POCATELLO, Idaho (AP)—City leaders in Pocatello are joining a handful of other Idaho cities pursuing anti-discrimination safeguards based on a person’s sexual identity.

Pocatello City Councilman Roger Bray said city officials are in the process of drafting an anti-discrimination ordinance that could be ready for public review and debate next spring. The decision to pursue legal protections for the city’s gays, bisexual and transgender community comes just months after the city council rejected a resolution condemning discrimination.

Bray says an ordinance makes more sense because it carries more clout than a resolution.

“It serves as a standard rather than a suggestion,” Bray told the Idaho State Journal in a story published Tuesday.

City officials have asked their legal counsel to check with the Idaho Attorney General’s office to avoid any complications with state law. Idaho law now forbids workplace and housing discrimination based on race, sex, religion, color, national origin and mental or physical disabilities.

Earlier this year, the Legislature ignored calls to add sexual identity to state law. Republican lawmakers balked at even holding a hearing considering a bill to add discrimination protections for gays, lesbians, bisexuals and transgender individuals to the Idaho Human Rights Act.

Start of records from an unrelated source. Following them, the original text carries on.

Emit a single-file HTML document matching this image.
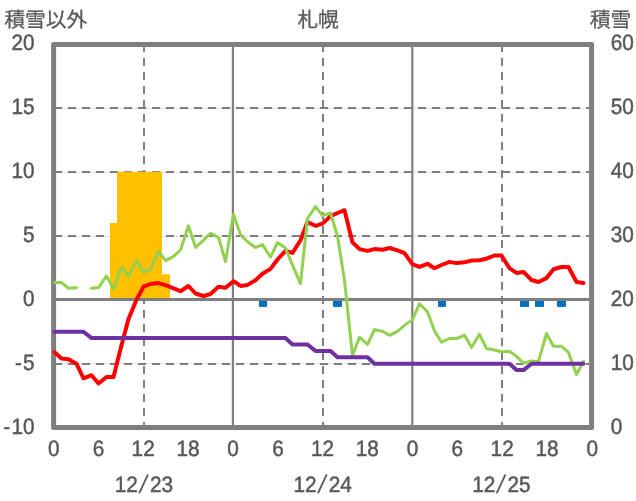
<!DOCTYPE html>
<html lang="ja">
<head>
<meta charset="utf-8">
<title>札幌</title>
<style>
html,body{margin:0;padding:0;background:#fff;}
body{width:636px;height:501px;overflow:hidden;}
svg{display:block;}
text{font-family:"Liberation Sans","Noto Sans CJK JP",sans-serif;fill:#595959;stroke:#595959;stroke-width:0.5px;stroke-linejoin:round;text-rendering:geometricPrecision;}
.ax{font-size:22.2px;}
.ti{font-size:20.7px;stroke-width:0.3px;}
</style>
</head>
<body>
<svg width="636" height="501" viewBox="0 0 636 501">
<rect x="0" y="0" width="636" height="501" fill="#ffffff"/>

<g stroke="#dedede" stroke-width="1" fill="none">
<line x1="53.5" y1="108.50" x2="591.5" y2="108.50"/>
<line x1="53.5" y1="172.50" x2="591.5" y2="172.50"/>
<line x1="53.5" y1="236.50" x2="591.5" y2="236.50"/>
<line x1="53.5" y1="363.50" x2="591.5" y2="363.50"/>
</g>
<g stroke="#7f7f7f" stroke-width="2" stroke-dasharray="8 6" fill="none">
<line x1="54" y1="108.0" x2="591.5" y2="108.0"/>
<line x1="54" y1="172.0" x2="591.5" y2="172.0"/>
<line x1="54" y1="236.0" x2="591.5" y2="236.0"/>
<line x1="54" y1="364.0" x2="591.5" y2="364.0"/>
<line x1="144.0" y1="44" x2="144.0" y2="427.5"/>
<line x1="323.0" y1="44" x2="323.0" y2="427.5"/>
<line x1="502.0" y1="44" x2="502.0" y2="427.5"/>
</g>
<path fill="#ffc000" d="M110.00 300.00 L110.00 223.00 L117.00 223.00 L117.00 171.80 L162.00 171.80 L162.00 274.20 L170.00 274.20 L170.00 300.00Z"/>
<g fill="#0070c0">
<rect x="259" y="299" width="8" height="7.9"/>
<rect x="333" y="299" width="9" height="7.9"/>
<rect x="438" y="299" width="8" height="7.9"/>
<rect x="520" y="299" width="9" height="7.9"/>
<rect x="535" y="299" width="9" height="7.9"/>
<rect x="557" y="299" width="9" height="7.9"/>
</g>
<g stroke="#7f7f7f" stroke-width="2.2" fill="none">
<line x1="232.9" y1="44.5" x2="232.9" y2="427.5"/>
<line x1="412.3" y1="44.5" x2="412.3" y2="427.5"/>
<line x1="53.5" y1="299.5" x2="591.5" y2="299.5" stroke-width="3"/>
</g>
<rect x="53.6" y="44.5" width="538.0" height="383.0" fill="none" stroke="#7f7f7f" stroke-width="5" stroke-linejoin="round"/>
<path d="M54.5 352.2 L61.5 358.6 L68.5 359.2 L76.5 363.7 L83.5 378.3 L91.5 375.2 L98.5 383.5 L106.5 377.1 L113.5 377.1 L121.5 345.3 L128.5 319.0 L136.5 299.8 L143.5 286.7 L150.5 284.0 L158.5 283.1 L165.5 285.2 L173.5 288.3 L180.5 291.2 L188.5 286.0 L195.5 293.5 L203.5 296.0 L210.5 294.0 L218.5 286.8 L225.5 287.8 L233.5 281.2 L240.5 285.9 L247.5 284.9 L255.5 280.2 L262.5 273.8 L270.5 268.9 L277.5 259.5 L285.5 250.9 L292.5 252.9 L300.5 240.2 L307.5 222.0 L315.5 225.8 L322.5 223.6 L330.5 216.1 L337.5 213.0 L344.5 210.2 L352.5 242.4 L359.5 249.1 L367.5 250.9 L374.5 249.1 L382.5 249.8 L389.5 248.0 L397.5 250.3 L404.5 253.1 L412.5 264.3 L419.5 266.9 L427.5 263.8 L434.5 268.2 L441.5 265.0 L449.5 261.9 L456.5 263.1 L464.5 262.3 L471.5 260.6 L479.5 260.3 L486.5 258.7 L494.5 255.5 L501.5 255.5 L509.5 268.2 L516.5 272.9 L523.5 271.9 L531.5 280.0 L538.5 282.0 L546.5 278.1 L553.5 269.2 L561.5 267.0 L568.5 267.0 L576.5 282.0 L583.5 283.0" fill="none" stroke="#ff0000" stroke-width="4" stroke-linejoin="round" stroke-linecap="round"/>
<path d="M54.5 282.5 L61.5 282.5 L68.5 288.3 L76.5 287.7 M91.5 288.3 L98.5 287.6 L106.5 276.0 L113.5 288.9 L121.5 267.2 L128.5 276.2 L136.5 260.3 L143.5 271.7 L150.5 269.4 L158.5 251.3 L165.5 260.6 L173.5 256.4 L180.5 250.0 L188.5 225.8 L195.5 247.5 L203.5 240.2 L210.5 233.4 L218.5 237.3 L225.5 261.5 L233.5 214.3 L240.5 234.7 L247.5 241.7 L255.5 247.5 L262.5 244.6 L270.5 257.1 L277.5 242.5 L285.5 248.1 L292.5 265.1 L300.5 283.6 L307.5 218.5 L315.5 206.6 L322.5 215.7 L330.5 213.0 L337.5 236.0 L344.5 280.4 L352.5 355.5 L359.5 337.2 L367.5 344.3 L374.5 329.5 L382.5 331.4 L389.5 335.3 L397.5 331.4 L404.5 325.4 L412.5 319.6 L419.5 303.7 L427.5 311.7 L434.5 331.0 L441.5 342.2 L449.5 338.5 L456.5 338.5 L464.5 335.3 L471.5 347.6 L479.5 334.3 L486.5 348.5 L494.5 350.0 L501.5 351.8 L509.5 351.3 L516.5 356.4 L523.5 363.3 L531.5 360.9 L538.5 361.4 L546.5 333.5 L553.5 346.3 L561.5 346.3 L568.5 352.4 L576.5 374.5 L583.5 361.4" fill="none" stroke="#92d050" stroke-width="3" stroke-linejoin="round" stroke-linecap="round"/>
<path d="M54.5 331.8 L61.5 331.8 L68.5 331.8 L76.5 331.8 L83.5 331.8 L91.5 338.1 L98.5 338.1 L106.5 338.1 L113.5 338.1 L121.5 338.1 L128.5 338.1 L136.5 338.1 L143.5 338.1 L150.5 338.1 L158.5 338.1 L165.5 338.1 L173.5 338.1 L180.5 338.1 L188.5 338.1 L195.5 338.1 L203.5 338.1 L210.5 338.1 L218.5 338.1 L225.5 338.1 L233.5 338.1 L240.5 338.1 L247.5 338.1 L255.5 338.1 L262.5 338.1 L270.5 338.1 L277.5 338.1 L285.5 338.1 L292.5 344.5 L300.5 344.5 L307.5 344.5 L315.5 350.9 L322.5 350.9 L330.5 350.9 L337.5 357.3 L344.5 357.3 L352.5 357.3 L359.5 357.3 L367.5 357.3 L374.5 363.7 L382.5 363.7 L389.5 363.7 L397.5 363.7 L404.5 363.7 L412.5 363.7 L419.5 363.7 L427.5 363.7 L434.5 363.7 L441.5 363.7 L449.5 363.7 L456.5 363.7 L464.5 363.7 L471.5 363.7 L479.5 363.7 L486.5 363.7 L494.5 363.7 L501.5 363.7 L509.5 363.7 L516.5 370.1 L523.5 370.1 L531.5 363.7 L538.5 363.7 L546.5 363.7 L553.5 363.7 L561.5 363.7 L568.5 363.7 L576.5 363.7 L583.5 363.7" fill="none" stroke="#7030a0" stroke-width="4" stroke-linejoin="round" stroke-linecap="round"/>
<text class="ax" transform="translate(34.60 50.25) scale(0.937 1)" text-anchor="end">20</text>
<text class="ax" transform="translate(34.60 114.25) scale(0.937 1)" text-anchor="end">15</text>
<text class="ax" transform="translate(34.60 178.35) scale(0.937 1)" text-anchor="end">10</text>
<text class="ax" transform="translate(34.60 242.40) scale(0.937 1)" text-anchor="end">5</text>
<text class="ax" transform="translate(34.60 306.35) scale(0.937 1)" text-anchor="end">0</text>
<text class="ax" transform="translate(34.60 370.40) scale(0.937 1)" text-anchor="end"><tspan>-</tspan><tspan dx="1.3">5</tspan></text>
<text class="ax" transform="translate(34.60 434.45) scale(0.937 1)" text-anchor="end"><tspan>-</tspan><tspan dx="1.3">10</tspan></text>
<text class="ax" transform="translate(610.70 50.25) scale(0.937 1)" text-anchor="start">60</text>
<text class="ax" transform="translate(610.70 114.25) scale(0.937 1)" text-anchor="start">50</text>
<text class="ax" transform="translate(610.70 178.35) scale(0.937 1)" text-anchor="start">40</text>
<text class="ax" transform="translate(610.70 242.40) scale(0.937 1)" text-anchor="start">30</text>
<text class="ax" transform="translate(610.70 306.35) scale(0.937 1)" text-anchor="start">20</text>
<text class="ax" transform="translate(610.70 370.40) scale(0.937 1)" text-anchor="start">10</text>
<text class="ax" transform="translate(610.70 434.45) scale(0.937 1)" text-anchor="start">0</text>
<text class="ax" transform="translate(53.80 455.50) scale(0.937 1)" text-anchor="middle">0</text>
<text class="ax" transform="translate(98.63 455.50) scale(0.937 1)" text-anchor="middle">6</text>
<text class="ax" transform="translate(143.17 455.50) scale(0.937 1)" text-anchor="middle">12</text>
<text class="ax" transform="translate(188.00 455.50) scale(0.937 1)" text-anchor="middle">18</text>
<text class="ax" transform="translate(233.13 455.50) scale(0.937 1)" text-anchor="middle">0</text>
<text class="ax" transform="translate(277.97 455.50) scale(0.937 1)" text-anchor="middle">6</text>
<text class="ax" transform="translate(322.50 455.50) scale(0.937 1)" text-anchor="middle">12</text>
<text class="ax" transform="translate(367.33 455.50) scale(0.937 1)" text-anchor="middle">18</text>
<text class="ax" transform="translate(412.47 455.50) scale(0.937 1)" text-anchor="middle">0</text>
<text class="ax" transform="translate(457.30 455.50) scale(0.937 1)" text-anchor="middle">6</text>
<text class="ax" transform="translate(502.13 455.50) scale(0.937 1)" text-anchor="middle">12</text>
<text class="ax" transform="translate(546.97 455.50) scale(0.937 1)" text-anchor="middle">18</text>
<text class="ax" transform="translate(592.20 455.50) scale(0.937 1)" text-anchor="middle">0</text>
<text class="ax" transform="translate(126.30 491.50) scale(0.937 1)" text-anchor="middle">12</text>
<text transform="translate(141.90 493.3) skewX(-11)" text-anchor="middle" style="font-size:25.5px;stroke-width:0">/</text>
<text class="ax" transform="translate(161.50 491.50) scale(0.937 1)" text-anchor="middle">23</text>
<text class="ax" transform="translate(305.00 491.50) scale(0.937 1)" text-anchor="middle">12</text>
<text transform="translate(320.60 493.3) skewX(-11)" text-anchor="middle" style="font-size:25.5px;stroke-width:0">/</text>
<text class="ax" transform="translate(340.20 491.50) scale(0.937 1)" text-anchor="middle">24</text>
<text class="ax" transform="translate(483.80 491.50) scale(0.937 1)" text-anchor="middle">12</text>
<text transform="translate(499.40 493.3) skewX(-11)" text-anchor="middle" style="font-size:25.5px;stroke-width:0">/</text>
<text class="ax" transform="translate(519.00 491.50) scale(0.937 1)" text-anchor="middle">25</text>
<text class="ti" transform="translate(4.40 27.00) scale(1.000 1)" text-anchor="start">積雪以外</text>
<text class="ti" transform="translate(318.10 27.00) scale(1.000 1)" text-anchor="middle">札幌</text>
<text class="ti" transform="translate(631.30 27.00) scale(1.000 1)" text-anchor="end">積雪</text>
</svg>
</body>
</html>
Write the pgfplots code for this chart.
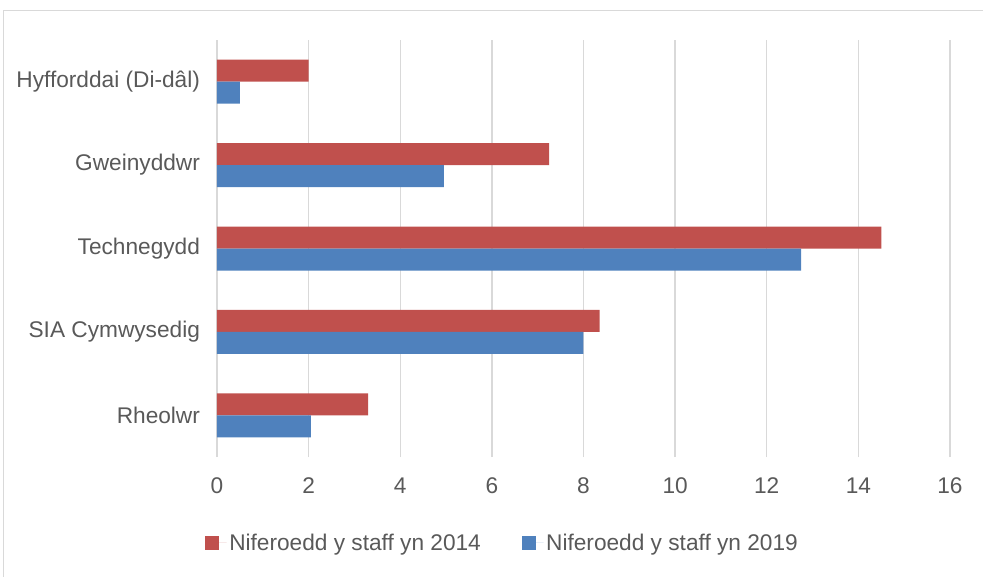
\documentclass[border=0pt]{standalone}
\usepackage{pgfplots}
\pgfplotsset{compat=1.18}
\usepackage{fontspec}
\setmainfont{Liberation Sans}
\definecolor{red14}{HTML}{C0504D}
\definecolor{blue19}{HTML}{4F81BD}
\definecolor{gridgray}{HTML}{D9D9D9}
\definecolor{labelgray}{HTML}{595959}
\begin{document}
\begin{tikzpicture}[x=1pt,y=1pt]
        \begin{axis}[
                at={(0pt,0pt)}, anchor=south west,
                scale only axis,
                width=549.75pt,    % 733px plot area
                height=312.75pt,   % 417px plot area
                xbar,
                xmin=0, xmax=16,
                ymin=-0.5, ymax=4.5,
                xtick={0,2,...,16},
                ytick={0,1,2,3,4},
                yticklabels={Rheolwr, SIA Cymwysedig, Technegydd, Gweinyddwr, Hyfforddai (Di-dâl)},
                xmajorgrids=true,
                grid style={color=gridgray, line width=1pt},
                axis line style={draw=none},
                tick style={draw=none},
                tick label style={font=\fontsize{17}{20}\selectfont, text=labelgray},
                /pgf/number format/assume math mode=true,
                xticklabel style={yshift=-12pt},
                yticklabel style={xshift=-5pt},
                bar width=16.5pt,
                legend style={
                        at={(0.39,-0.206)}, anchor=center,
                        draw=none, fill=none,
                        font=\fontsize{17}{20}\selectfont, text=labelgray,
                        legend columns=2,
                        /tikz/every even column/.append style={column sep=29pt},
                    },
                legend image code/.code={%
                        \fill (0pt,-5.25pt) rectangle (10.5pt,5.25pt);
                        \path (0pt,0pt) -- (16pt,0pt);},
            ]

            % 2014 (upper bar in each group)
            \addplot[fill=red14, draw=none, bar shift=8.25pt]
            coordinates {
                    (3.3,0) (8.35,1) (14.5,2) (7.25,3) (2,4)
                };
            \addlegendentry{Niferoedd y staff yn 2014}

            % 2019 (lower bar in each group)
            \addplot[fill=blue19, draw=none, bar shift=-8.25pt]
            coordinates {
                    (2.05,0) (8,1) (12.75,2) (4.95,3) (0.5,4)
                };
            \addlegendentry{Niferoedd y staff yn 2019}
        \end{axis}
        % outer chart frame
        \draw[color=gridgray, line width=0.75pt] (-159.75pt,-100pt) -- (-159.75pt,334.5pt) -- (600pt,334.5pt);
        \pgfresetboundingbox
        \path[use as bounding box] (-162.75pt,-89.25pt) rectangle (574.5pt,342.75pt);
    \end{tikzpicture}
\end{document}
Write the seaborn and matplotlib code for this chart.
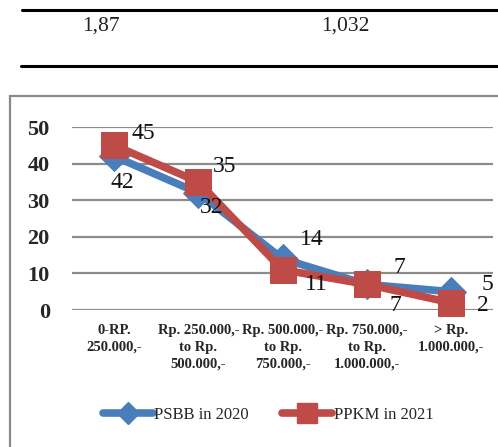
import matplotlib
matplotlib.use("Agg")
import matplotlib.pyplot as plt
import seaborn as sns
import pandas as pd
from matplotlib.patches import Rectangle
from matplotlib.lines import Line2D

categories = ["0-RP.\n250.000,-", "Rp. 250.000,-\nto Rp.\n500.000,-",
              "Rp. 500.000,-\nto Rp.\n750.000,-", "Rp. 750.000,-\nto Rp.\n1.000.000,-",
              "> Rp.\n1.000.000,-"]
psbb_2020 = [42, 32, 14, 7, 5]
ppkm_2021 = [45, 35, 11, 7, 2]
series_names = ["PSBB in 2020", "PPKM in 2021"]
y_ticks = [0, 10, 20, 30, 40, 50]
table_values = ["1,87", "1,032"]

sns.set_theme(style="white")
plt.rcParams['font.family'] = ['Liberation Serif', 'DejaVu Serif']

W, H = 498, 447
fig = plt.figure(figsize=(W / 100, H / 100), dpi=100)

# top table fragment
fig.add_artist(Line2D([22 / W, 1], [1 - 10 / H, 1 - 10 / H], color="black", lw=2.2))
fig.add_artist(Line2D([21 / W, 1], [1 - 66 / H, 1 - 66 / H], color="black", lw=2.2))
fig.text(101 / W, 1 - 26 / H, table_values[0], ha="center", va="center", fontsize=15.5, color="#222222")
fig.text(345 / W, 1 - 26 / H, table_values[1], ha="center", va="center", fontsize=15.5, color="#222222")

# chart border
fig.add_artist(Rectangle((10 / W, -0.01), 1.0, 1 - 96 / H + 0.01, transform=fig.transFigure,
                         fill=False, edgecolor="#8a8a8a", lw=1.6))

ax = fig.add_axes([72 / W, 1 - 310 / H, (493 - 72) / W, (310 - 127) / H])

df = pd.DataFrame({"cat": list(range(len(categories))) * 2,
                   "value": psbb_2020 + ppkm_2021,
                   "series": [series_names[0]] * 5 + [series_names[1]] * 5})

blue = "#4a7ebb"
red = "#be4b48"
sns.lineplot(data=df[df.series == series_names[0]], x="cat", y="value", ax=ax, color=blue,
             lw=5.5, marker="D", markersize=15, markeredgecolor=blue, clip_on=False, legend=False, zorder=3)
sns.lineplot(data=df[df.series == series_names[1]], x="cat", y="value", ax=ax, color=red,
             lw=5.5, marker="s", markersize=19, markeredgecolor=red, clip_on=False, legend=False, zorder=4)

ax.set_xlim(-0.5, len(categories) - 0.5)
ax.set_ylim(0, 50)
ax.set_yticks(y_ticks)
ax.set_yticklabels([str(t) for t in y_ticks], fontsize=16, fontweight="bold")
ax.set_xticks(range(len(categories)))
ax.set_xticklabels(categories, fontsize=10.5, fontweight="bold", linespacing=1.4)
ax.tick_params(axis="y", length=0, pad=16)
ax.tick_params(axis="x", length=0, pad=10)
ax.set_xlabel("")
ax.set_ylabel("")
for s in ax.spines.values():
    s.set_visible(False)
ax.yaxis.grid(True, color="#8c8c8c", lw=1.6)
ax.set_axisbelow(True)
ax.patch.set_alpha(0)

k = 72 / 100
blue_off = [(8, -26), (13, -15), (29, 19), (29, -21), (37, 7)]
red_off = [(29, 12), (26, 15), (34, -15), (33, 17), (32, -3)]
for i, v in enumerate(psbb_2020):
    ax.annotate(str(v), (i, v), xytext=(blue_off[i][0] * k, blue_off[i][1] * k),
                textcoords="offset points", ha="center", va="center", fontsize=17, color="#111111", zorder=6)
for i, v in enumerate(ppkm_2021):
    ax.annotate(str(v), (i, v), xytext=(red_off[i][0] * k, red_off[i][1] * k),
                textcoords="offset points", ha="center", va="center", fontsize=17, color="#111111", zorder=6)

handles = [Line2D([], [], color=blue, lw=5.5, marker="D", markersize=11),
           Line2D([], [], color=red, lw=5.5, marker="s", markersize=15)]
fig.legend(handles, series_names, loc="center", bbox_to_anchor=(268 / W, 1 - 415 / H), ncol=2,
           frameon=False, fontsize=12, handlelength=3.0, handletextpad=0.1, columnspacing=2.0)

fig.savefig("out.png", dpi=100)
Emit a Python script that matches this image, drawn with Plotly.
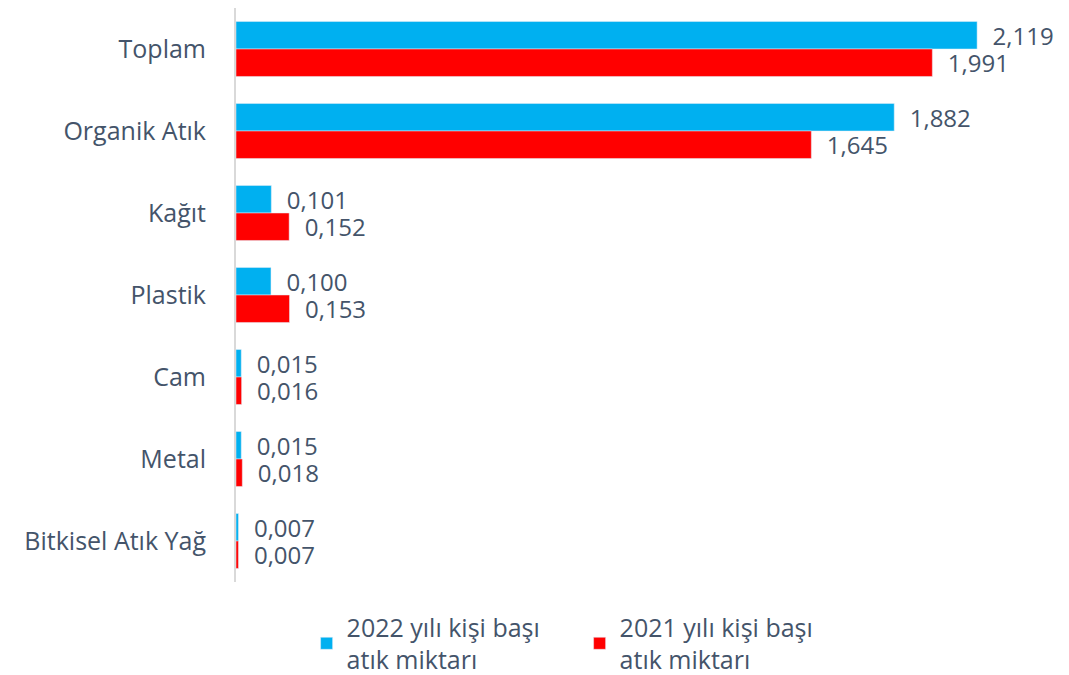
import plotly.graph_objects as go

categories = ["Toplam", "Organik Atık", "Kağıt", "Plastik", "Cam", "Metal", "Bitkisel Atık Yağ"]
values_2022 = [2.119, 1.882, 0.101, 0.100, 0.015, 0.015, 0.007]
values_2021 = [1.991, 1.645, 0.152, 0.153, 0.016, 0.018, 0.007]
name_2022 = "2022 yılı kişi başı<br>atık miktarı"
name_2021 = "2021 yılı kişi başı<br>atık miktarı"

txt_color = "#44546A"
pad = "\u00a0\u00a0"

fig = go.Figure()
fig.add_trace(go.Bar(
    y=categories, x=values_2022, name=name_2022, orientation="h",
    marker_color="#00B0F0",
    text=[pad + f"{v:.3f}".replace(".", ",") for v in values_2022],
    textposition="outside", cliponaxis=False, constraintext="none",
    textfont=dict(size=24, color=txt_color),
))
fig.add_trace(go.Bar(
    y=categories, x=values_2021, name=name_2021, orientation="h",
    marker_color="#FF0000",
    text=[pad + f"{v:.3f}".replace(".", ",") for v in values_2021],
    textposition="outside", cliponaxis=False, constraintext="none",
    textfont=dict(size=24, color=txt_color),
))

# page body has an 8px margin, so the figure is a bit smaller than the window
fig.update_layout(
    barmode="group", bargap=0.33, bargroupgap=0,
    width=1061, height=667,
    margin=dict(l=228, r=9, t=0, b=93),
    plot_bgcolor="white", paper_bgcolor="white",
    font=dict(family="Open Sans", size=25, color=txt_color),
    showlegend=True,
    legend=dict(orientation="h", x=0.417, xanchor="center",
                y=0.106, yref="container", yanchor="top",
                entrywidth=228, font=dict(size=25, color=txt_color)),
)
fig.update_xaxes(range=[0, 2.356], visible=False)
fig.update_yaxes(autorange="reversed", showline=True, linecolor="#D9D9D9", linewidth=2,
                 showgrid=False, ticks="", ticklabelstandoff=23)

fig.write_html("out.html")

The lack of action at the state level has prompted cities like Pocatello and Boise to take action at the local level. Leaders in Boise are working on a final draft of an anti-discrimination ordinance. Sandpoint already has a similar ordinance on the books.

Despite the Pocatello’s work, some local supporters are urging leaders in the eastern Idaho city to speed up the process, fearing that delays create more opportunities for discrimination.

“We’ve got to keep this in the forefront,” said Muriel Roberts, who is part of the League of Women Voters, Too Great for Hate and the Pocatello Unitarian Universalist Fellowship—all groups that support the ordinance.

Roberts said those organizations have received testimonies from people who have been discriminated against based on actual or perceived sexual orientation or gender identity. Some have been evicted from their homes, while others have lost their jobs, she said.

“Nobody should be in fear of losing their home or their job or being denied services in Pocatello,” she said. “This is too good of town. Pocatello needs to step up to this…so it can be the kind of welcoming community we want it to be.”